Double H requested records related to a DOE investigation of it, in August 2009. Ecology sent the mandatory five-day letter, estimating that the responsive records would be produced the week of September 10, 2009. In fact, although production began with an installment provided on September 24, 2009, two other sets of responsive records were produced later. In January 2010, Double H renewed its request, to catch records not in existence in August 2009, and Ecology estimated that these would be produced the week of March 19. However, the first installment of responsive records was produced a month later, and the final installment was not produced until January 2011. Ecology stipulated that the penalty period was 683 days.
The court noted that the “PRA embodies two mandates in determining a penalty amount. First, a penalty is mandatory when a requesting party is improperly denied access to a public record under the PRA.” The court added, “Second, a penalty shall be awarded for each day records are wrongfully withheld.” But, as Ecology argued (and the Court agreed), “beyond these mandates, establishing the penalty amount is within the sound discretion of the trial court.”

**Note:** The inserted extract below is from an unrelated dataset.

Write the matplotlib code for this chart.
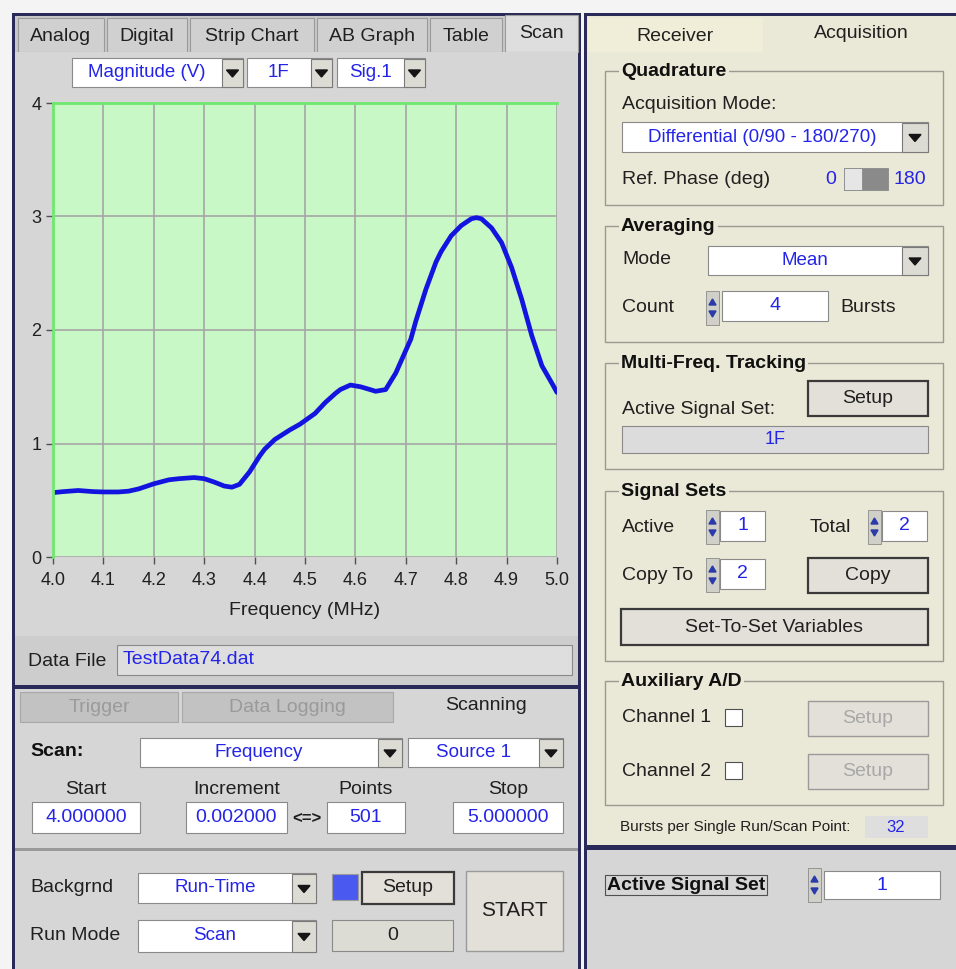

This court relied on Yousoufian v. Office of Ron Sims, 152 Wn.2d 421, 98 P.3d 463 (2004) (sometimes referred to as “Yousoufian II”), and Sanders v. State, 169 Wn.2d 827, 864, 240 P.3d 120 (2010), for the proposition that a grouping of records for purposes of calculating the number of records for which a penalty must be assessed must be reasonable, and further the purposes of the PRA. The problem with artificially grouping records according to the dates of installment production, according to the court, is that such grouping ultimately penalizes an agency for producing records in installments. An agency liable for, e.g., $27 per day in penalties for a total failure to produce records for, e.g., 683 days in delayed production of one group of 3,000 records would pay less than an agency that produced those same 3,000 pages in 25 installments over that 683 day period. This result, the court held, would be contrary to the purposes of the PRA.